Suggested video pix with water logged themes

"White Squall" (1996) - ""Gladiator's" director, Ridley Scott brings to life another fact based story about a once in a lifetime storm that puts a skipper and his floating school for boys in peril. Kids die and people want to know why. Jeff Bridges is the task master with Jeremy Sistro, Scott Wolf and Ryan Phillippe as some of the kids. Everyone is terrific and the storm, though it takes up less time, is almost every bit as sensational as "The Perfect Storm's.

"Captains Courageous" (1937) - A classic from the MGM vaults with Freddie Bartholomew as a spoiled rich kid who falls off a steamship and is rescued by a Portuguese fishing crew headed by Lionel Barrymore. Spencer Tracy won an Oscar as the guy who teaches him the meaning of responsibility and Mickey Rooney is the kid who befriends him Based on a story by Rudyard Kipling.

"Down to the Sea in Ships" (1949) - Barrymore is once again a crusty sea captain, this time on a whaler out of Gloucester with Richard Widmark as the sailor who takes Dean Stockwell under his wing. Not up there with "Captains Courageous" but still a terrific picture.

"The Hurricane" (1937) - A non-western classic from the master, John Ford, about an idyllic South Sea island run by a tyrannical governor, and threatened by a typhoon. This is an amazingly simple story of good guys and bad guys whose destinies lie in their common desire to survive the killer typhoon that takes up the last half hour of the movie. It’s all sets an miniatures but the cumulative effect is just as effective as the CGI effects of "The Perfect Storm."

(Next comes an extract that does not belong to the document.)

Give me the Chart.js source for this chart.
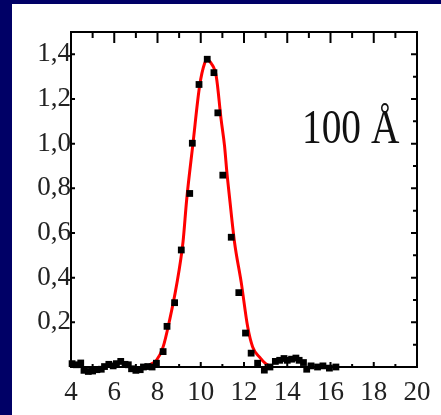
<!DOCTYPE html>
<html>
<head>
<meta charset="utf-8">
<script src="https://cdn.jsdelivr.net/npm/chart.js@4"></script>
<style>
  html, body { margin: 0; padding: 0; background: #000066; width: 441px; height: 415px; overflow: hidden; }
  #panel { position: absolute; left: 12px; top: 4px; width: 429px; height: 411px; background: #fff; }
</style>
</head>
<body>
<div id="panel"><canvas id="chart"></canvas></div>
<script>
// measured intensity (black squares)
const pointX = [4.05, 4.25, 4.45, 4.6, 4.8, 5.0, 5.2, 5.4, 5.55, 5.75, 5.95, 6.1, 6.3, 6.5, 6.65, 6.8, 7.0, 7.2, 7.35, 7.55, 7.75,
                7.95, 8.26, 8.44, 8.79, 9.10, 9.49, 9.61, 9.92, 10.30, 10.61, 10.79, 11.02, 11.41, 11.76, 12.07, 12.33,
                12.63, 12.94, 13.2, 13.45, 13.65, 13.85, 14.0, 14.2, 14.4, 14.55, 14.75, 14.9, 15.1, 15.4, 15.65, 15.95, 16.25];
const pointY = [0.015, 0.010, 0.018, -0.015, -0.020, -0.018, -0.012, -0.010, 0.002, 0.012, 0.005, 0.015, 0.025, 0.012, 0.010, -0.008, -0.015, -0.012, 0.0, 0.002, 0.0,
                0.017, 0.069, 0.182, 0.288, 0.524, 0.777, 1.002, 1.265, 1.378, 1.318, 1.138, 0.859, 0.581, 0.333, 0.152, 0.062,
                0.017, -0.014, 0.0, 0.025, 0.030, 0.038, 0.030, 0.035, 0.040, 0.030, 0.020, -0.010, 0.005, 0.0, 0.005, -0.005, 0.0];

// gaussian fit (red line)
const fitX = [7.64, 7.95, 8.26, 8.56, 8.87, 9.18, 9.35, 9.64, 9.95, 10.18, 10.3, 10.48, 10.72, 10.94, 11.10, 11.21, 11.33, 11.56, 11.87, 12.17, 12.40, 12.71, 13.0, 13.3];
const fitY = [0.01, 0.03, 0.09, 0.21, 0.36, 0.56, 0.75, 1.00, 1.26, 1.36, 1.375, 1.36, 1.30, 1.11, 0.99, 0.87, 0.76, 0.56, 0.38, 0.18, 0.09, 0.045, 0.015, 0.0];

const xTickLabels = [4, 6, 8, 10, 12, 14, 16, 18, 20];
const yTickLabels = [0.2, 0.4, 0.6, 0.8, 1.0, 1.2, 1.4];

const labelFont = { family: "'Liberation Serif', 'DejaVu Serif', serif", size: 27 };

// closed frame with inward ticks on all four sides, plus the size tag
const framePlugin = {
    id: 'frame',
    afterDatasetsDraw(chart) {
        const { ctx, chartArea: a, scales: { x, y } } = chart;
        ctx.save();
        ctx.strokeStyle = '#000';
        ctx.lineWidth = 2;
        ctx.strokeRect(a.left, a.top, a.right - a.left, a.bottom - a.top);

        ctx.beginPath();
        for (let v = x.min; v <= x.max; v++) {
            const px = x.getPixelForValue(v);
            const major = v % 2 === 0;
            ctx.moveTo(px, a.top);
            ctx.lineTo(px, a.top + (major ? 11 : 6));
            ctx.moveTo(px, a.bottom);
            ctx.lineTo(px, a.bottom - (major ? 5 : 3));
        }
        for (let i = 1; i <= 14; i++) {
            const py = y.getPixelForValue(i / 10);
            const major = i % 2 === 0;
            ctx.moveTo(a.right, py);
            ctx.lineTo(a.right - (major ? 6 : 4), py);
            if (major) {
                ctx.moveTo(a.left, py);
                ctx.lineTo(a.left + 4, py);
            }
        }
        ctx.stroke();

        ctx.fillStyle = '#111';
        ctx.font = "48px 'Liberation Serif', serif";
        ctx.textBaseline = 'alphabetic';
        ctx.translate(290, 139);
        ctx.scale(0.82, 1);
        ctx.fillText('100 Å', 0, 0);
        ctx.restore();
    }
};

new Chart(document.getElementById('chart'), {
    type: 'scatter',
    data: {
        datasets: [
            {
                data: pointX.map((v, i) => ({ x: v, y: pointY[i] })),
                pointStyle: 'rect',
                pointRadius: 4.8,
                backgroundColor: '#000',
                borderColor: '#000',
                borderWidth: 0,
                clip: false,
                order: 0
            },
            {
                data: fitX.map((v, i) => ({ x: v, y: fitY[i] })),
                showLine: true,
                borderColor: '#ff0000',
                borderWidth: 3,
                pointRadius: 0,
                cubicInterpolationMode: 'monotone',
                clip: false,
                order: 1
            }
        ]
    },
    options: {
        responsive: true,
        maintainAspectRatio: false,
        animation: false,
        layout: { padding: { top: 28, right: 24, left: 4, bottom: 8 } },
        plugins: { legend: { display: false }, tooltip: { enabled: false } },
        scales: {
            x: {
                type: 'linear',
                min: 4,
                max: 20,
                afterBuildTicks: s => { s.ticks = xTickLabels.map(v => ({ value: v })); },
                afterFit: s => { s.height = 40; },
                grid: { display: false, drawTicks: false },
                border: { display: false },
                ticks: { font: labelFont, color: '#222', padding: 10, maxRotation: 0, autoSkip: false }
            },
            y: {
                type: 'linear',
                min: 0,
                max: 1.5,
                afterBuildTicks: s => { s.ticks = yTickLabels.map(v => ({ value: v })); },
                afterFit: s => { s.width = 55; },
                grid: { display: false, drawTicks: false },
                border: { display: false },
                ticks: {
                    font: labelFont,
                    color: '#222',
                    padding: 0,
                    autoSkip: false,
                    callback: v => v.toFixed(1).replace('.', ',')
                }
            }
        }
    },
    plugins: [framePlugin]
});
</script>
</body>
</html>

"Das Boot" (German with Eng. subtitles) aka "The Boat" (1981) - I would be hard pressed not to mention the international hit that brought Wolfgang Petersen and its star Jurgen Prochnow to Hollywood. It’s one of the great submarine warfare movies of all time about a U Boat commander stretched to the breaking point. The theatrical release was a cut version of a German TV mini series that ran over three an a half hours.